I have not read the ancient historians account of Constantine as you so politely suggested I hadn't. However, I seriously doubt that any reasonable person can make the argument that Constantine was Christian man in the sense of following Christ's teachings. Certainly he did not turn the other cheek in his life time. Also, I doubt that a reasonable person could say that Constantine did not oversee the persecution of heretics and the destruction of heretical writings. If Gnostics were prevailed over by the gates of hell as you suggest, it was because they followed Jesus's example of turning the other cheek instead of destroying their enemies. You must be honest here and admit that until recent years, the catholic Church (I mean to say orthodox Christianity in general) was responsible for a good number of "holy wars". Certainly this doesn't lessen the value of the faith... but the politcal institutions have been far from successful in following the example laid down by Jesus Christ.
Your shot at "my God" shows a gross misunderstanding of Gnostic ideas.
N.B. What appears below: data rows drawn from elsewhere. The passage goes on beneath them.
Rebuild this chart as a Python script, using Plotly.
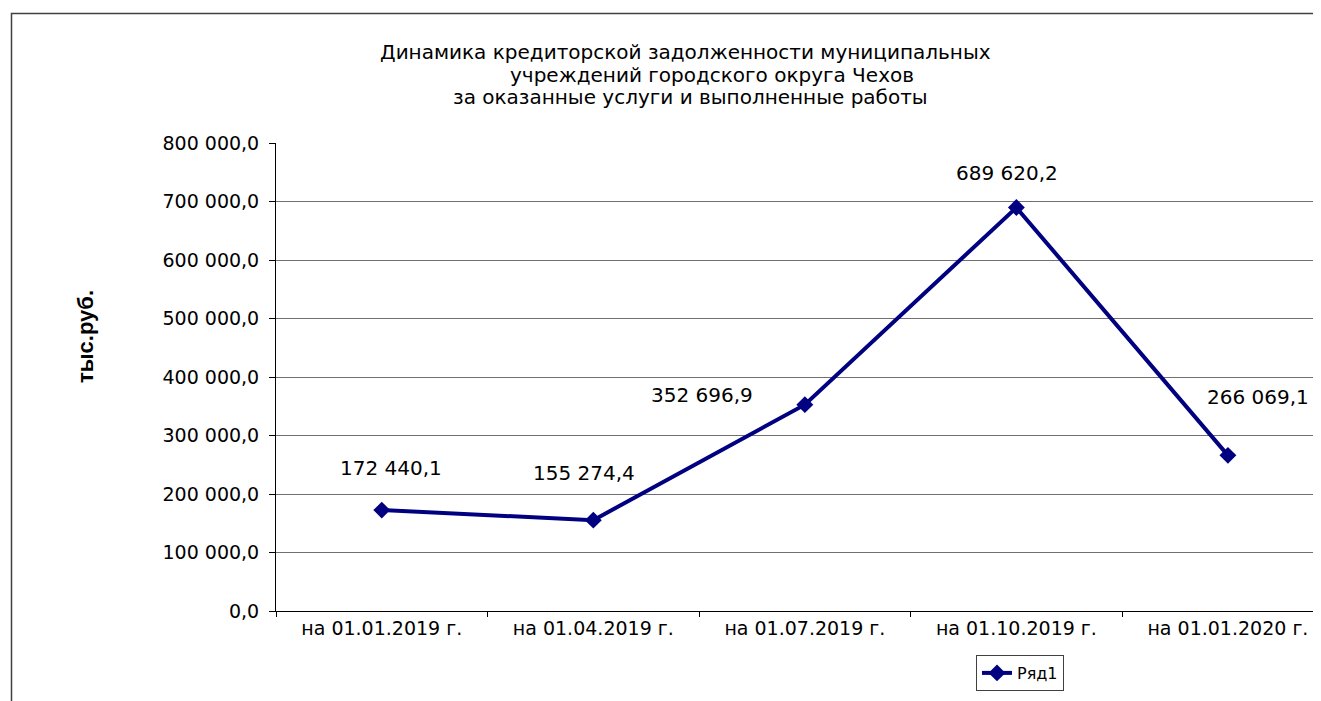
import plotly.graph_objects as go

categories = ["на 01.01.2019 г.", "на 01.04.2019 г.", "на 01.07.2019 г.", "на 01.10.2019 г.", "на 01.01.2020 г."]
values = [172440.1, 155274.4, 352696.9, 689620.2, 266069.1]
series_name = "Ряд1"
y_ticks = [0, 100000, 200000, 300000, 400000, 500000, 600000, 700000, 800000]
title_lines = [
    "Динамика кредиторской задолженности муниципальных",
    "учреждений городского округа Чехов",
    "за оказанные услуги и выполненные работы",
]
y_title = "тыс.руб."

# label placement (pixels)
label_dx = [9, -9, -103, -9, -23]
label_dy = [42, 47, 10, 35, 58]
label_anchor = ["center", "center", "center", "center", "left"]

FONT = "DejaVu Sans, Liberation Sans, Arial"


def fmt(v):
    s = f"{v:,.1f}"
    return s.replace(",", " ").replace(".", ",")


# page-pixel helpers (plot area: x 276..1321, y 143..611 in page coords)
def px(X):
    return (X - 276) / 1045


def py(Y):
    return (611 - Y) / 468


fig = go.Figure()
fig.add_trace(go.Scatter(
    x=categories, y=values, mode="lines+markers", name=series_name,
    line=dict(color="#000080", width=4),
    marker=dict(symbol="diamond", size=13, color="#000080"),
))

for i, (c, v) in enumerate(zip(categories, values)):
    fig.add_annotation(
        x=c, y=v, text=fmt(v), showarrow=False,
        xanchor=label_anchor[i], yanchor="middle",
        xshift=label_dx[i], yshift=label_dy[i],
        font=dict(family=FONT, size=20, color="black"),
    )

title_x = [685, 712, 690]
title_y = [52, 75, 97]
for t, tx, ty in zip(title_lines, title_x, title_y):
    fig.add_annotation(
        x=px(tx), y=py(ty), xref="paper", yref="paper", text=t,
        showarrow=False, xanchor="center", yanchor="middle",
        font=dict(family=FONT, size=20, color="black"),
    )

fig.add_annotation(
    x=px(85), y=py(337), xref="paper", yref="paper", text=f"<b>{y_title}</b>",
    showarrow=False, textangle=-90, xanchor="center", yanchor="middle",
    font=dict(family="Liberation Sans, Arial", size=22, color="black"),
)

fig.add_shape(type="rect", xref="paper", yref="paper",
              x0=px(11.5), x1=1.05, y0=-0.3, y1=py(13.5),
              line=dict(color="#404040", width=1.5), fillcolor="rgba(0,0,0,0)", layer="below")

fig.update_layout(
    width=1313, height=693,
    margin=dict(l=268, r=0, t=135, b=90),
    paper_bgcolor="white", plot_bgcolor="white",
    separators=", ",
    showlegend=True,
    legend=dict(x=px(976), y=py(655), xanchor="left", yanchor="top",
                bordercolor="#404040", borderwidth=1, bgcolor="white",
                font=dict(family=FONT, size=16, color="black"),
                itemwidth=30, tracegroupgap=0),
    font=dict(family=FONT, size=18, color="black"),
    xaxis=dict(
        type="category", range=[-0.5, 4.44],
        showgrid=False, showline=True, linecolor="black", linewidth=1,
        ticks="outside", tickson="boundaries", ticklen=5, tickcolor="black",
        tickfont=dict(family=FONT, size=19, color="black"),
    ),
    yaxis=dict(
        range=[0, 800000], tickvals=y_ticks, tickformat=",.1f",
        showgrid=True, gridcolor="#707070", gridwidth=1,
        showline=True, linecolor="black", linewidth=1,
        ticks="outside", ticklen=6, tickcolor="black", ticklabelstandoff=6,
        tickfont=dict(family=FONT, size=19, color="black"),
        zeroline=False,
    ),
)

fig.write_html("out.html")
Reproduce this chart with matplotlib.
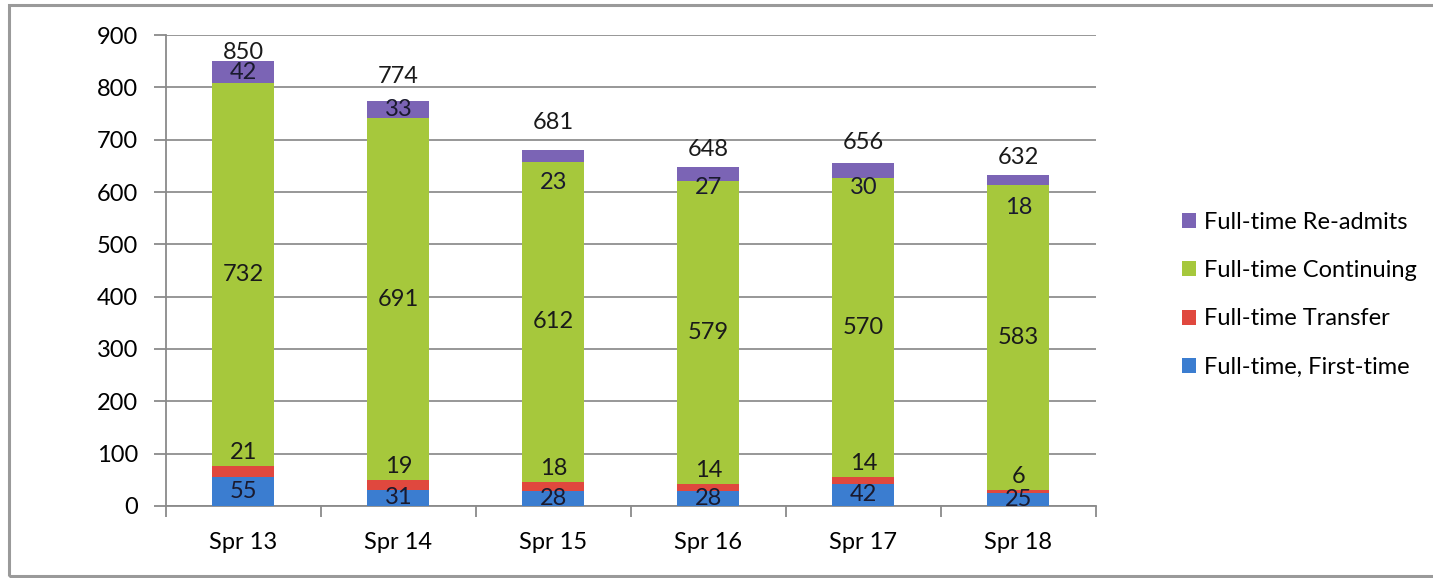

What you fail to realize is that "your God" is merely an attempt to understand "my God". Gnostic myth, much like the Bible, is not to be taken literally. If you view the demiurge as a human created mental construct then you might understand it a little better. For example, if you and I were in a room together and you looked at me, you would not actually see me... or hear me or sense me using any of the five senses. What you see is merely light reflected on your retina, you hear vibrations in the air, etc. Your mental construct of me is based on your own imperfect understanding, inflicted by the imperfection intrinsic to human vision, human touch, human hearing, etc. Continuing this metaphore, if I were God... what you percieve to be me would be the Demiurge. This is not to say that I believe that a perfect and loving god could create a world such as this. I do not. To me, the demiurge, whatever it is (I don't pretend to know), is what created "reality". "Reality" is a just separation from God. God is not to be understood by the mind. The evils of this world are so foul, I seriously doubt that God could be directly responsible for them.
The God that Moses worshipped has a very different idea of right and wrong than Jesus. Eye for and eye vs. Turn the other cheek. Clearly, the God of the OT is not the same as Jesus Christ's Father. It is the difference between a vengeful God and a loving God. I personally believe that some of the OT was inspired by God and some by this demiurge. No man sees God in the same way as another man because every man sees God with is own prejudices... or in the fundamentalist's case other men's prejudices.